What this task involves: Keep pictures out. Copy exactly the lines from the one containing "Generate a Python" to the one containing "plt.savefig('out.png', dpi=100)", endpoints included.

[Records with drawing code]
++++++++

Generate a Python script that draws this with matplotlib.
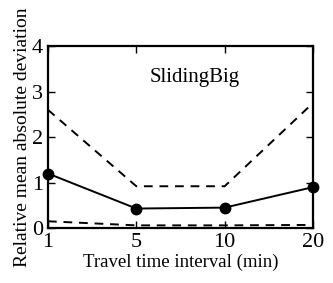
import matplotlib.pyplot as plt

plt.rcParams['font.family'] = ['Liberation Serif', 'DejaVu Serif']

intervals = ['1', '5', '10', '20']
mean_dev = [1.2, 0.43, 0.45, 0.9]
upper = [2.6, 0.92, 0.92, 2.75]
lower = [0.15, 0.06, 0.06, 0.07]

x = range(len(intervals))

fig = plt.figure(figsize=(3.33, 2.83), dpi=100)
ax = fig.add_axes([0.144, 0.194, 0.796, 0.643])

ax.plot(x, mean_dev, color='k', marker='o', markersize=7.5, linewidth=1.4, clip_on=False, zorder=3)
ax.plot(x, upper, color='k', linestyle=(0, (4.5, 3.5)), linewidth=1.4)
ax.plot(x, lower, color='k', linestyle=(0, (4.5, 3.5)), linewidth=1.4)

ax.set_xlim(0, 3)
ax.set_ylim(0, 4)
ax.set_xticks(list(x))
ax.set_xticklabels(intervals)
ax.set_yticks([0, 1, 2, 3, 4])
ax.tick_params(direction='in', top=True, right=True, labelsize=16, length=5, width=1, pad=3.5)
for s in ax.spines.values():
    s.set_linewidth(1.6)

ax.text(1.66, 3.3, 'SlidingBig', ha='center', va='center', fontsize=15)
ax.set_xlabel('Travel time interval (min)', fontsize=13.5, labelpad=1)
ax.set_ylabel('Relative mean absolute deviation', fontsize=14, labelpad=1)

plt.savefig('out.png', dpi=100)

++++++++

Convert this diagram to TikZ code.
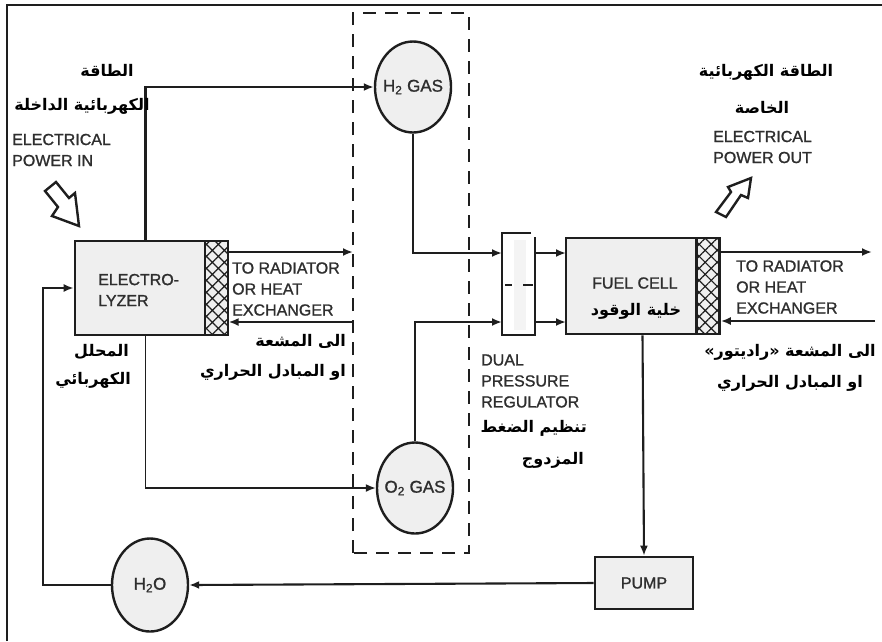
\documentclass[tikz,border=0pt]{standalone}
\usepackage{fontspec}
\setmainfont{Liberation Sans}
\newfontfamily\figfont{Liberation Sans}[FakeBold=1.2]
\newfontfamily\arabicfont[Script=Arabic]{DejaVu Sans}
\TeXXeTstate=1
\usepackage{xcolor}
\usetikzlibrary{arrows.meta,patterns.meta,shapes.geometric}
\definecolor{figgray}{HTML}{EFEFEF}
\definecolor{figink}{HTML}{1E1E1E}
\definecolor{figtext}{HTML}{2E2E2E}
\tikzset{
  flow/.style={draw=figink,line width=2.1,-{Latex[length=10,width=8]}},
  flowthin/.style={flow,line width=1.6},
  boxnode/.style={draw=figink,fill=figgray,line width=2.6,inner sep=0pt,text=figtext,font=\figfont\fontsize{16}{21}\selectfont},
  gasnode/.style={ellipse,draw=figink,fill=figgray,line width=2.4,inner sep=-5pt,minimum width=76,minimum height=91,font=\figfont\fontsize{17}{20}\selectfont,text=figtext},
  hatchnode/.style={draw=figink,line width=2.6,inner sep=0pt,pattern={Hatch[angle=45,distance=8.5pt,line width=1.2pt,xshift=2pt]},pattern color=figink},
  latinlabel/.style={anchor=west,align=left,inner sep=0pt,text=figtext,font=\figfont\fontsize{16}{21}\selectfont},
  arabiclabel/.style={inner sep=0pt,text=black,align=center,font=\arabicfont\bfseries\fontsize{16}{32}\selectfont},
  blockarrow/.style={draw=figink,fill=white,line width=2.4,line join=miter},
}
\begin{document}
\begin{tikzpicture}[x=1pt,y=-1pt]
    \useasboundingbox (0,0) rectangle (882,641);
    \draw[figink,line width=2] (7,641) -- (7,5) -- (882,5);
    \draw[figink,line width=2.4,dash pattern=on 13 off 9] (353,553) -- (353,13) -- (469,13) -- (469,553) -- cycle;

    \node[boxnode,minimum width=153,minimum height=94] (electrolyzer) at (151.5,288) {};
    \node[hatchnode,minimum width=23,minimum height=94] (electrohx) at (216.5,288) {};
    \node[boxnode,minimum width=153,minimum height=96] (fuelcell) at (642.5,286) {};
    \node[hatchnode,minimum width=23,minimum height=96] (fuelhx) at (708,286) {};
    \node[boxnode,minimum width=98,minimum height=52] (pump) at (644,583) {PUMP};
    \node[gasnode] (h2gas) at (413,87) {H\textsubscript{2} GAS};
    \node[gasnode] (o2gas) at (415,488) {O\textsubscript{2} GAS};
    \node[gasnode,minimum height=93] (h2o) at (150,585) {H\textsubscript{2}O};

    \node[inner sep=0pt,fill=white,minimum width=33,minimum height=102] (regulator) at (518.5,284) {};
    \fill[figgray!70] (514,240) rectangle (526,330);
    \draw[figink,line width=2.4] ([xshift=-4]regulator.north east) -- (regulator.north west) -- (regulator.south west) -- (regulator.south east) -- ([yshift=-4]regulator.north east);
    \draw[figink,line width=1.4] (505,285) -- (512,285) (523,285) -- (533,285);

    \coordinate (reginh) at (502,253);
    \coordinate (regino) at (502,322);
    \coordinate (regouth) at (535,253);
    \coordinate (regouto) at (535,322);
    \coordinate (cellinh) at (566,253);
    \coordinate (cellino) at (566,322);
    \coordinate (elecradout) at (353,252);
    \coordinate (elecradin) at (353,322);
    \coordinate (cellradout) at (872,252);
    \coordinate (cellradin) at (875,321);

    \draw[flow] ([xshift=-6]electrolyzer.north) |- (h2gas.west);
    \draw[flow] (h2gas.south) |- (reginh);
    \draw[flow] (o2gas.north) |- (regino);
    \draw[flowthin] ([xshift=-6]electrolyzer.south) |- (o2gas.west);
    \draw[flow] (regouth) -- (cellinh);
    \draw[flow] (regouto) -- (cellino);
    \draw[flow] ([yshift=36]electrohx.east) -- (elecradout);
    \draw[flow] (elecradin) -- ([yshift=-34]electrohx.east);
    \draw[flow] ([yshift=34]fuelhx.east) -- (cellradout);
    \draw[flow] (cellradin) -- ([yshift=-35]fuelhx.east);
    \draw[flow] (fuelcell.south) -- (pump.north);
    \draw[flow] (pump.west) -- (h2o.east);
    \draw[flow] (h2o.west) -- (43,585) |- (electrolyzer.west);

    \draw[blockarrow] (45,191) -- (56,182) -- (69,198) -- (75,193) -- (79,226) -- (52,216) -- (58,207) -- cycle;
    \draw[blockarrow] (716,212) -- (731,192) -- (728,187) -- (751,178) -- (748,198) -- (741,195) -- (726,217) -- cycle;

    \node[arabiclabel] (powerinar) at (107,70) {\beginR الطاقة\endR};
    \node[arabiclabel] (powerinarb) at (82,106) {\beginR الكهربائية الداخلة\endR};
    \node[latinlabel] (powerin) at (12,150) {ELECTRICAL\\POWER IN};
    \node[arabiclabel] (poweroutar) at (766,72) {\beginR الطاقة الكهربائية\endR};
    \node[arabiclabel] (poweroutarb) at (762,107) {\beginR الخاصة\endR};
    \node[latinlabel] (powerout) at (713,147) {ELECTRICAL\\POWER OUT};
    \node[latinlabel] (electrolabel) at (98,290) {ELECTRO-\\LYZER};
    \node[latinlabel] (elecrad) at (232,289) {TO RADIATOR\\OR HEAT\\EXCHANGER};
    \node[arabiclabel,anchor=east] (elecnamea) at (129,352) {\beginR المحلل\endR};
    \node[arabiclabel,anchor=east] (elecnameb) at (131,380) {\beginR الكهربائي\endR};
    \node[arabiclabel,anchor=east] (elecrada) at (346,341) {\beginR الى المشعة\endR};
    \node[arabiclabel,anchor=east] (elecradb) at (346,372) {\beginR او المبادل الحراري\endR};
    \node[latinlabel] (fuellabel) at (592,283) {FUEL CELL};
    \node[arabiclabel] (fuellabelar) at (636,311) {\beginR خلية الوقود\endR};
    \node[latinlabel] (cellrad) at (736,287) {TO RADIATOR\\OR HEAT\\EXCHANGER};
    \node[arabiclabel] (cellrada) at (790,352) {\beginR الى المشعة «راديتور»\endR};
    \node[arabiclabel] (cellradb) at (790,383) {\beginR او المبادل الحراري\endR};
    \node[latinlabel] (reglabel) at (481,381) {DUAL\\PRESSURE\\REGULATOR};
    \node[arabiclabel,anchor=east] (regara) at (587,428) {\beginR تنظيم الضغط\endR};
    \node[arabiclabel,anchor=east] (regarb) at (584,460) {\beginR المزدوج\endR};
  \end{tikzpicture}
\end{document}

++++++++

Answer to the problem:
Generate a Python script that draws this with matplotlib.
import matplotlib.pyplot as plt

plt.rcParams['font.family'] = ['Liberation Serif', 'DejaVu Serif']

intervals = ['1', '5', '10', '20']
mean_dev = [1.2, 0.43, 0.45, 0.9]
upper = [2.6, 0.92, 0.92, 2.75]
lower = [0.15, 0.06, 0.06, 0.07]

x = range(len(intervals))

fig = plt.figure(figsize=(3.33, 2.83), dpi=100)
ax = fig.add_axes([0.144, 0.194, 0.796, 0.643])

ax.plot(x, mean_dev, color='k', marker='o', markersize=7.5, linewidth=1.4, clip_on=False, zorder=3)
ax.plot(x, upper, color='k', linestyle=(0, (4.5, 3.5)), linewidth=1.4)
ax.plot(x, lower, color='k', linestyle=(0, (4.5, 3.5)), linewidth=1.4)

ax.set_xlim(0, 3)
ax.set_ylim(0, 4)
ax.set_xticks(list(x))
ax.set_xticklabels(intervals)
ax.set_yticks([0, 1, 2, 3, 4])
ax.tick_params(direction='in', top=True, right=True, labelsize=16, length=5, width=1, pad=3.5)
for s in ax.spines.values():
    s.set_linewidth(1.6)

ax.text(1.66, 3.3, 'SlidingBig', ha='center', va='center', fontsize=15)
ax.set_xlabel('Travel time interval (min)', fontsize=13.5, labelpad=1)
ax.set_ylabel('Relative mean absolute deviation', fontsize=14, labelpad=1)

plt.savefig('out.png', dpi=100)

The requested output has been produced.